Task instructions.
In the listing that follows, retype every line from the first through the one containing "anchor=base west] (swT)". Pictures are to be left out.

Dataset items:
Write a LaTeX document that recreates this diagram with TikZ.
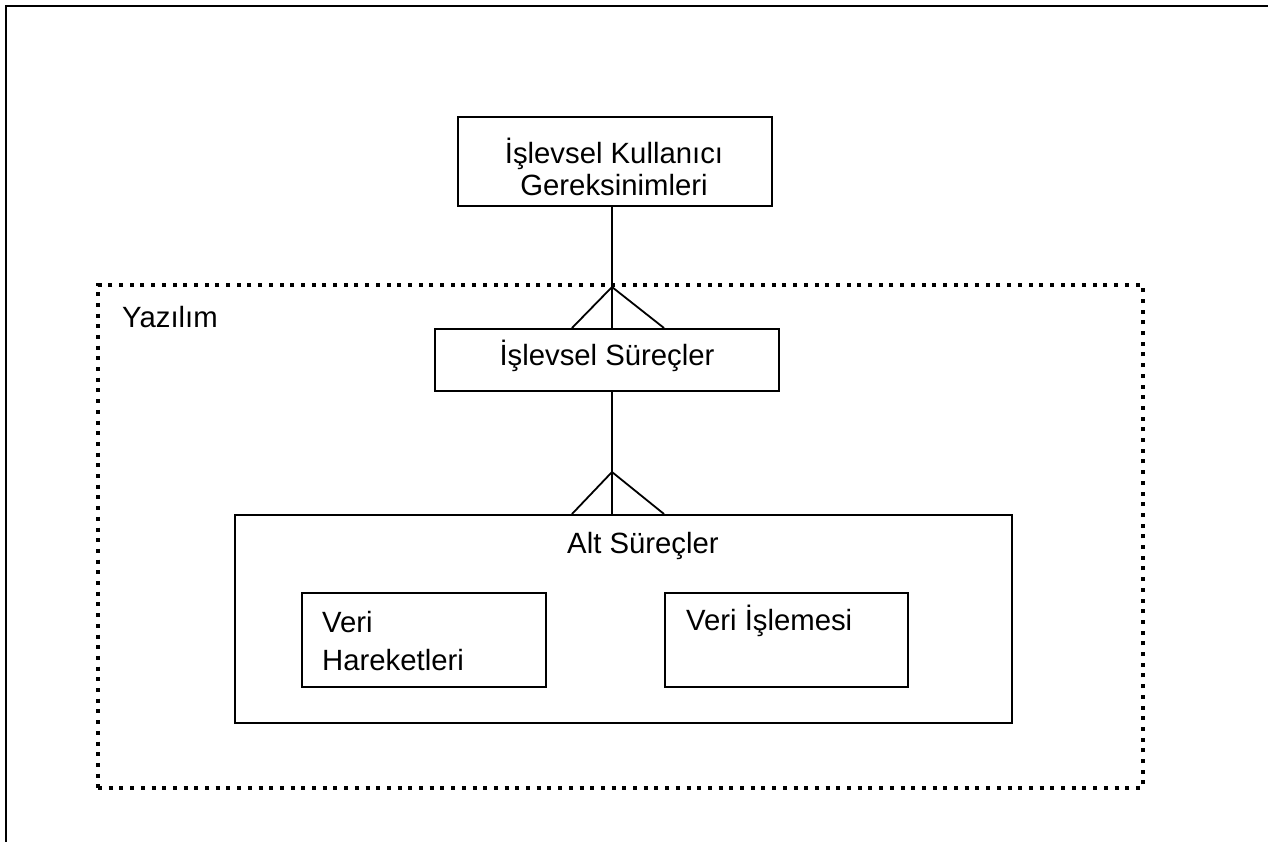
\documentclass[tikz,border=0pt]{standalone}
\usepackage{fontspec}
\setmainfont{Liberation Sans}
\begin{document}
\begin{tikzpicture}[x=1pt,y=-1pt,
  box/.style={draw, line width=2pt, inner sep=0pt, rectangle},
  lbl/.style={inner sep=0pt, font=\fontsize{29.3}{32}\selectfont},
  link/.style={line width=1.8pt},
  frame/.style={line width=2.8pt},
  zone/.style={draw, inner sep=0pt, line width=4pt, dash pattern=on 4pt off 6.7pt}]
\useasboundingbox (0,0) rectangle (1268,841);
\fill[white] (0,0) rectangle (1268,841);

% page frame (left and top edges)
\coordinate (fBL) at (6,845);
\coordinate (fTL) at (6,6);
\coordinate (fTR) at (1272,6);
\draw[frame] (fBL) -- (fTL) -- (fTR);

% software boundary
\node[zone, minimum width=1045, minimum height=503] (sw) at (620.5,536.5) {};
\node[lbl, anchor=base west] (swT) at (122,327) {Yazılım};

% boxes
\node[box, minimum width=314, minimum height=89] (req) at (615,161.5) {};
\node[lbl, anchor=base] (reqA) at (614,163) {İşlevsel Kullanıcı};
\node[lbl, anchor=base] (reqB) at (614,195) {Gereksinimleri};

\node[box, minimum width=344, minimum height=62] (proc) at (607,360) {};
\node[lbl, anchor=base] (procT) at (607,365) {İşlevsel Süreçler};

\node[box, minimum width=777, minimum height=208] (sub) at (623.5,619) {};
\node[lbl, anchor=base west] (subT) at (567,553) {Alt Süreçler};

\node[box, minimum width=244, minimum height=94] (mov) at (424,640) {};
\node[lbl, anchor=base west] (movA) at (322,632) {Veri};
\node[lbl, anchor=base west] (movB) at (322,670) {Hareketleri};

\node[box, minimum width=243, minimum height=94] (dp) at (786.5,640) {};
\node[lbl, anchor=base west] (dpT) at (686,630) {Veri İşlemesi};

% one-to-many links (crow's feet)
\coordinate (c1) at (612,287);
\coordinate (c1L) at (572,0);
\coordinate (c1R) at (664,0);
\draw[link] (req.south -| c1) -- (proc.north -| c1);
\draw[link] (proc.north -| c1L) -- (c1) -- (proc.north -| c1R);

\coordinate (c2) at (612,472);
\draw[link] (proc.south -| c2) -- (sub.north -| c2);
\draw[link] (sub.north -| c1L) -- (c2) -- (sub.north -| c1R);
\end{tikzpicture}
\end{document}
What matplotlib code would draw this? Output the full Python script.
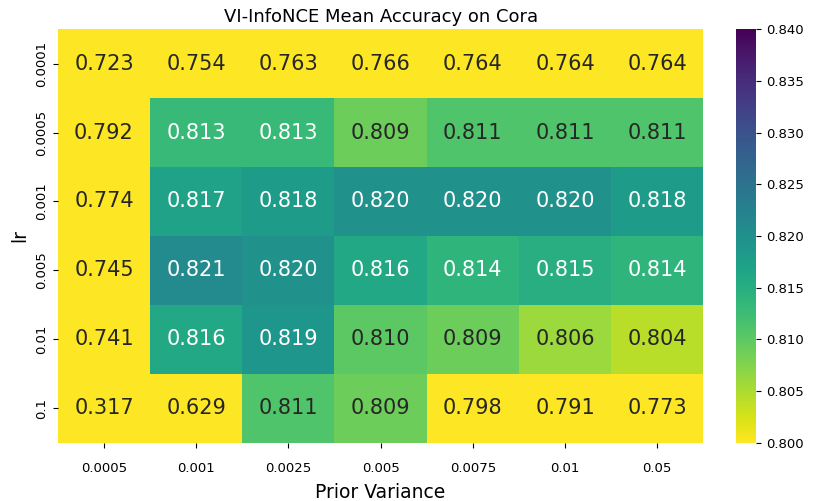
import numpy as np
import pandas as pd
import seaborn as sns
import matplotlib
matplotlib.use('Agg')
from matplotlib import pyplot as plt

# Grid of hyperparameters and mean accuracies
lrs = ['0.0001', '0.0005', '0.001', '0.005', '0.01', '0.1']
variances = ['0.0005', '0.001', '0.0025', '0.005', '0.0075', '0.01', '0.05']
acc = [
    [0.723, 0.754, 0.763, 0.766, 0.764, 0.764, 0.764],
    [0.792, 0.813, 0.813, 0.809, 0.811, 0.811, 0.811],
    [0.774, 0.817, 0.818, 0.820, 0.820, 0.820, 0.818],
    [0.745, 0.821, 0.820, 0.816, 0.814, 0.815, 0.814],
    [0.741, 0.816, 0.819, 0.810, 0.809, 0.806, 0.8043],
    [0.317, 0.629, 0.811, 0.809, 0.798, 0.791, 0.773],
]

df = pd.DataFrame(acc, index=lrs, columns=variances)

fig = plt.figure(figsize=(8.15, 5.01), dpi=100)
ax = fig.add_axes([0.071, 0.116, 0.792, 0.826])
cax = fig.add_axes([0.903, 0.116, 0.025, 0.826])
sns.heatmap(df, annot=True, fmt='.3f', cmap='viridis_r', vmin=0.80, vmax=0.84,
            ax=ax, cbar_ax=cax, annot_kws={'size': 15})
ax.set_title('VI-InfoNCE Mean Accuracy on Cora', fontsize=13, pad=5)
ax.set_xlabel('Prior Variance', fontsize=13.5, labelpad=6)
ax.set_ylabel('lr', fontsize=13.5)
ax.tick_params(axis='x', labelsize=9.5, pad=10)
ax.tick_params(axis='y', labelsize=9.5)
cax.tick_params(labelsize=9.5)
cax.set_yticks([0.800, 0.805, 0.810, 0.815, 0.820, 0.825, 0.830, 0.835, 0.840])
cax.set_yticklabels(['%.3f' % v for v in cax.get_yticks()])
plt.savefig('out.png', dpi=100)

Expected answer.
Write a LaTeX document that recreates this diagram with TikZ.
\documentclass[tikz,border=0pt]{standalone}
\usepackage{fontspec}
\setmainfont{Liberation Sans}
\begin{document}
\begin{tikzpicture}[x=1pt,y=-1pt,
  box/.style={draw, line width=2pt, inner sep=0pt, rectangle},
  lbl/.style={inner sep=0pt, font=\fontsize{29.3}{32}\selectfont},
  link/.style={line width=1.8pt},
  frame/.style={line width=2.8pt},
  zone/.style={draw, inner sep=0pt, line width=4pt, dash pattern=on 4pt off 6.7pt}]
\useasboundingbox (0,0) rectangle (1268,841);
\fill[white] (0,0) rectangle (1268,841);

% page frame (left and top edges)
\coordinate (fBL) at (6,845);
\coordinate (fTL) at (6,6);
\coordinate (fTR) at (1272,6);
\draw[frame] (fBL) -- (fTL) -- (fTR);

% software boundary
\node[zone, minimum width=1045, minimum height=503] (sw) at (620.5,536.5) {};
\node[lbl, anchor=base west] (swT) at (122,327) {Yazılım};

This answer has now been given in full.